4. You don’t earn enough to live on your own so you stay with the ‘rents, rent free.
Yes, the economy has driven us back into our childhood bedrooms in record numbers. But make no mistake: Mom and Dad don’t have to let you live with them post-college.
They do it because they care about you, want to help jumpstart your career and, let’s face it, still like to have you around as long as it lasts.
— Also worth a read: The Official Ground Rules for Moving Back in with Mom and Dad —
5. You finally rent your own apartment. Guess who’s there to lend a hand with the big move?
For hours and hours…and hours, your mom willingly puts away clothes and dishes in the new pad and STILL has energy to schlep with you on a Target/BedBath/grocery whirlwind tour.

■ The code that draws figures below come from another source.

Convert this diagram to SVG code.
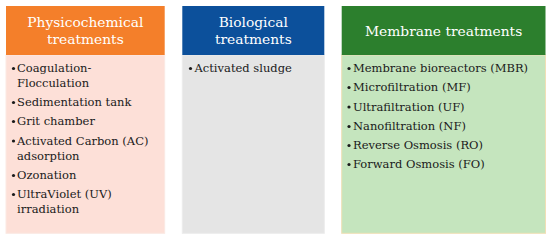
<svg xmlns="http://www.w3.org/2000/svg" width="550" height="240" viewBox="0 0 550 240">
<style>
.hd{font-family:"DejaVu Serif","Liberation Serif",serif;font-size:13.8px;fill:#ffffff;text-anchor:middle}
.it{font-family:"DejaVu Serif","Liberation Serif",serif;font-size:11.5px;fill:#1a1a1a}
.bl{fill:#1a1a1a}
</style>
<rect width="550" height="240" fill="#ffffff"/>
<g id="physicochemical">
<rect x="6" y="55" width="158.7" height="178.3" fill="#fde0d8" stroke="#fbe9e3" stroke-width="1"/>
<rect x="6" y="6" width="158.7" height="49" fill="#f47f2a"/>
<text class="hd" x="85.3" y="27">Physicochemical</text>
<text class="hd" x="85.3" y="44">treatments</text>
<circle class="bl" cx="13.5" cy="68.5" r="1.6"/>
<text class="it" x="17" y="72">Coagulation-</text>
<text class="it" x="17" y="87">Flocculation</text>
<circle class="bl" cx="13.5" cy="102.5" r="1.6"/>
<text class="it" x="17" y="106">Sedimentation tank</text>
<circle class="bl" cx="13.5" cy="121.5" r="1.6"/>
<text class="it" x="17" y="125">Grit chamber</text>
<circle class="bl" cx="13.5" cy="141" r="1.6"/>
<text class="it" x="17" y="144.5">Activated Carbon (AC)</text>
<text class="it" x="17" y="159.5">adsorption</text>
<circle class="bl" cx="13.5" cy="175.5" r="1.6"/>
<text class="it" x="17" y="179">Ozonation</text>
<circle class="bl" cx="13.5" cy="194.5" r="1.6"/>
<text class="it" x="17" y="198">UltraViolet (UV)</text>
<text class="it" x="17" y="213">irradiation</text>
</g>
<g id="biological">
<rect x="182.3" y="55" width="142" height="178.3" fill="#e5e5e5" stroke="#ececec" stroke-width="1"/>
<rect x="182.3" y="6" width="142" height="49" fill="#0c509b"/>
<text class="hd" x="253.3" y="27">Biological</text>
<text class="hd" x="253.3" y="44">treatments</text>
<circle class="bl" cx="190.5" cy="68.5" r="1.6"/>
<text class="it" x="194.5" y="72">Activated sludge</text>
</g>
<g id="membrane">
<rect x="341.7" y="55" width="203.8" height="178.3" fill="#c5e5be" stroke="#f0dfb6" stroke-width="1"/>
<rect x="341.7" y="6" width="203.8" height="49" fill="#2c7f2d"/>
<text class="hd" x="443.6" y="36">Membrane treatments</text>
<circle class="bl" cx="349" cy="68.5" r="1.6"/>
<text class="it" x="353" y="72">Membrane bioreactors (MBR)</text>
<circle class="bl" cx="349" cy="87.5" r="1.6"/>
<text class="it" x="353" y="91">Microfiltration (MF)</text>
<circle class="bl" cx="349" cy="107" r="1.6"/>
<text class="it" x="353" y="110.5">Ultrafiltration (UF)</text>
<circle class="bl" cx="349" cy="126.5" r="1.6"/>
<text class="it" x="353" y="130">Nanofiltration (NF)</text>
<circle class="bl" cx="349" cy="145.5" r="1.6"/>
<text class="it" x="353" y="149">Reverse Osmosis (RO)</text>
<circle class="bl" cx="349" cy="164.5" r="1.6"/>
<text class="it" x="353" y="168">Forward Osmosis (FO)</text>
</g>
<g id="connectors"/>
</svg>
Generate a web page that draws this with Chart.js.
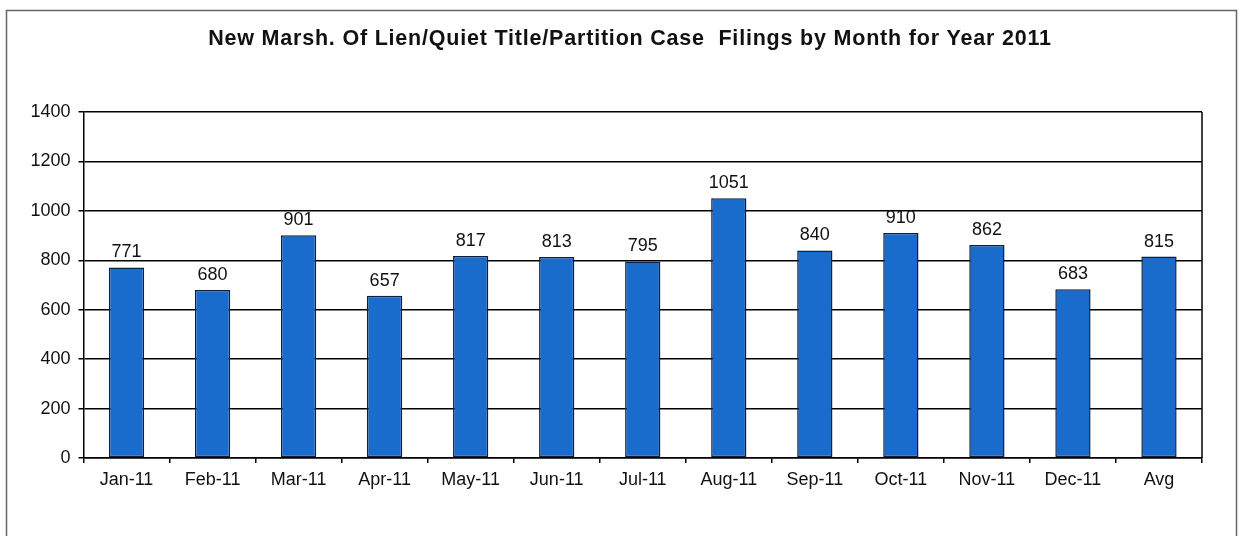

You have a pretty great mom. Did you know that?
6. The night before a critical job interview, your mom helps brainstorm what to say.
You’re incredibly nervous. You MUST make a good impression and land this job.
So you and your mom plan out what you’ll say and how you’ll say it (ex: these four insightful questions). She’s 100% supportive the entire time and, the next day, waits anxiously by the phone to hear how it goes.
Win or lose, what would you do without her?
7. You want to negotiate your salary but it’s tricky. You ask your mom for advice.
Mom has been down this road before. Dad, too. They guide you through the negotiation process and explain the smartest way to ask for a raise.
Whew. Glad you asked. That extra 5K will go a LONG way.
8. Your mom will tell it to you straight.
“Your cover letter isn’t good enough.”
“Is this REALLY the job you want?”
“You should learn from today, get better and move on.”
When we need brutal honesty, Mom doesn’t sugarcoat anything. And even though the truth hurts, we listen and put the lesson into practice.
9. Mom is always your #1 fan.
No one believes in you more than your mom. In your 20s, the prospect of a successful career can seem like a pipe dream. But she never loses hope or quits fighting for you. [TWEET THIS]
And with a mom like her in your corner, how can you fail?
Share this post with YOUR mom and let her know what she means to you!
*Note: We capitalize “Mom” when it’s a proper noun, as in “Mom, can I crash at your place tonight?”
We don’t capitalize “mom” when it describes mothers, in general, and not a specific person. Example: “We are lucky to have moms help us with our careers.”